LAUSR

Long-range backscatter communication has the potential to provide enough time and space for vehicles to detect traffic information, which is an attractive solution for Vehicle-to-Infrastructure (V2I) communication. However, existing backscatter studies either require the tag to be close to the carrier source (ambient backscatter) or have poor receiver sensitivity (RFID), making it challenging to satisfy the high range requirements of V2I communication. In this article, we develop AllSpark to investigate the feasibility of long-range communication enabling backscatter to be applied to V2I. Specifically, to increase RSS to compensate for the enormous dual-path loss in backscatter systems, we first redesign the tag’s radio frequency (RF) front-end to amplify the incident signals, and then we design high-gain directional antennas for the tag and reader. Second, we present EC-Net, an end-to-end demodulator that selectively enhances signal features (denoising) and is tuned to lower classification (demodulation) error to maximize demodulation accuracy.
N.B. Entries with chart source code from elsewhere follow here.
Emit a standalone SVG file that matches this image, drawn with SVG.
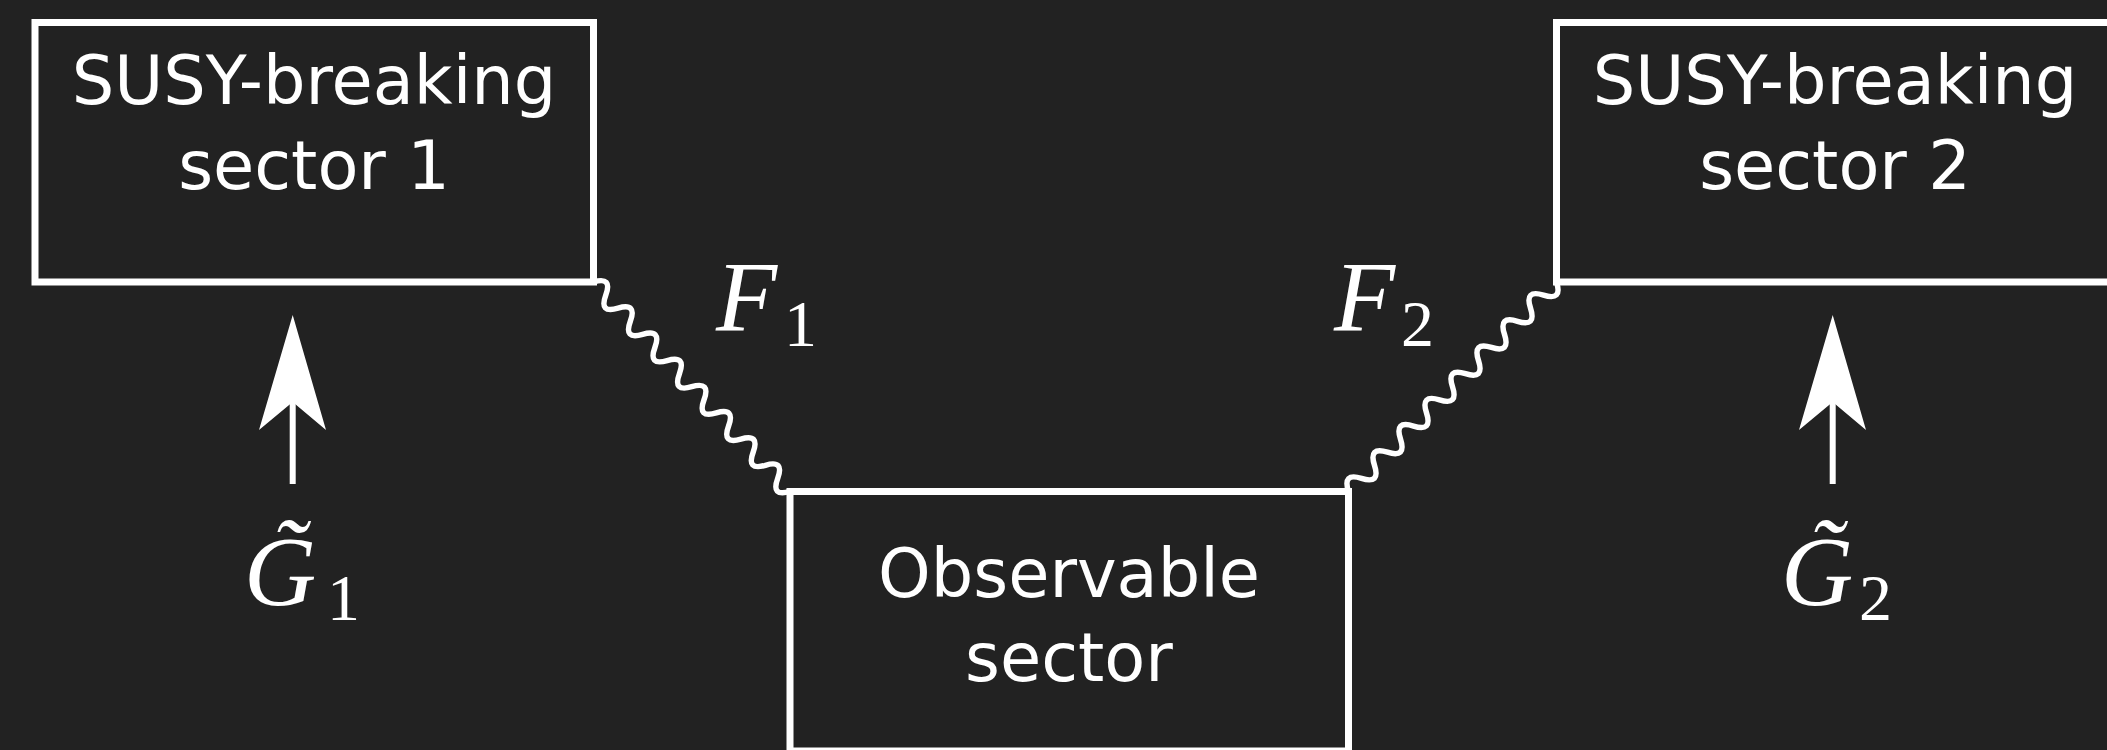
<svg xmlns="http://www.w3.org/2000/svg" width="2107" height="750" viewBox="0 0 2107 750">
<style>
.box{fill:#222222;stroke:#ffffff;stroke-width:7}
.lbl{font-family:"DejaVu Sans",sans-serif;font-size:67px;fill:#ffffff;text-anchor:middle}
.math{font-family:"Liberation Serif","DejaVu Serif",serif;font-style:italic;font-size:100px;fill:#ffffff}
.sub{font-family:"Liberation Serif","DejaVu Serif",serif;font-size:66px;fill:#ffffff}
.wig{fill:none;stroke:#ffffff;stroke-width:5.5;stroke-linejoin:round}
.shaft{stroke:#ffffff;stroke-width:6}
.head{fill:#ffffff}
</style>
<rect x="0" y="0" width="2107" height="750" fill="#222222"/>
<g id="sector1">
<rect class="box" x="35" y="22.5" width="558.5" height="259.5"/>
<text class="lbl" x="314" y="104">SUSY-breaking</text>
<text class="lbl" x="314" y="189">sector 1</text>
</g>
<g id="sector2">
<rect class="box" x="1556.5" y="22.5" width="558.5" height="259.5"/>
<text class="lbl" x="1835" y="104">SUSY-breaking</text>
<text class="lbl" x="1835" y="189">sector 2</text>
</g>
<g id="observable">
<rect class="box" x="790" y="491.5" width="558.5" height="259.5"/>
<text class="lbl" x="1069" y="597">Observable</text>
<text class="lbl" x="1069" y="681">sector</text>
</g>
<g id="connectors">
<path class="wig" transform="translate(593.5,282) rotate(46.83)" d="M0,0 q9,-18 17.95,0 t17.95,0 t17.95,0 t17.95,0 t17.95,0 t17.95,0 t17.95,0 t17.95,0 t17.95,0 t17.95,0 t17.95,0 t17.95,0 t17.95,0 t17.95,0 t17.95,0 t17.95,0"/>
<path class="wig" transform="translate(1348.5,491.5) rotate(-45.2)" d="M0,0 q9.2,-18 18.45,0 t18.45,0 t18.45,0 t18.45,0 t18.45,0 t18.45,0 t18.45,0 t18.45,0 t18.45,0 t18.45,0 t18.45,0 t18.45,0 t18.45,0 t18.45,0 t18.45,0 t18.45,0"/>
<g id="label-F1"><text class="math" x="716" y="330">F</text><text class="sub" x="784" y="346">1</text></g>
<g id="label-F2"><text class="math" x="1334" y="330">F</text><text class="sub" x="1401" y="346">2</text></g>
<g id="arrow1">
<line class="shaft" x1="292.7" y1="400" x2="292.7" y2="484"/>
<polygon class="head" points="292.7,315 326,430 292.7,402 259,430"/>
</g>
<g id="arrow2">
<line class="shaft" x1="1832.7" y1="400" x2="1832.7" y2="484"/>
<polygon class="head" points="1832.7,315 1866,430 1832.7,402 1799,430"/>
</g>
<g id="label-G1"><text class="math" x="244" y="605">G&#771;</text><text class="sub" x="327" y="620">1</text></g>
<g id="label-G2"><text class="math" x="1781" y="605">G&#771;</text><text class="sub" x="1859" y="620">2</text></g>
</g>
</svg>
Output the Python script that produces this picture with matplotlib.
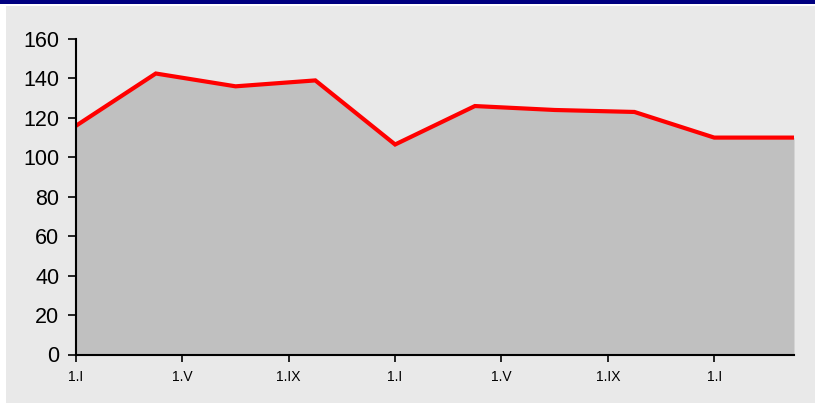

Furthermore, we adopt convolutional encoding for tag data and use the output probability of EC-Net to design an effective soft decoder to resist occasional interference and noise, improving communication robustness. Our prototype and experiments outdoors verify the effectiveness of AllSpark which can provide a communication range of 700 m. Even in a moving scene, it can achieve a communication range of 600 m, demonstrating that AllSpark has the potential to be applied for autonomous driving and low-flying drones to detect traffic conditions.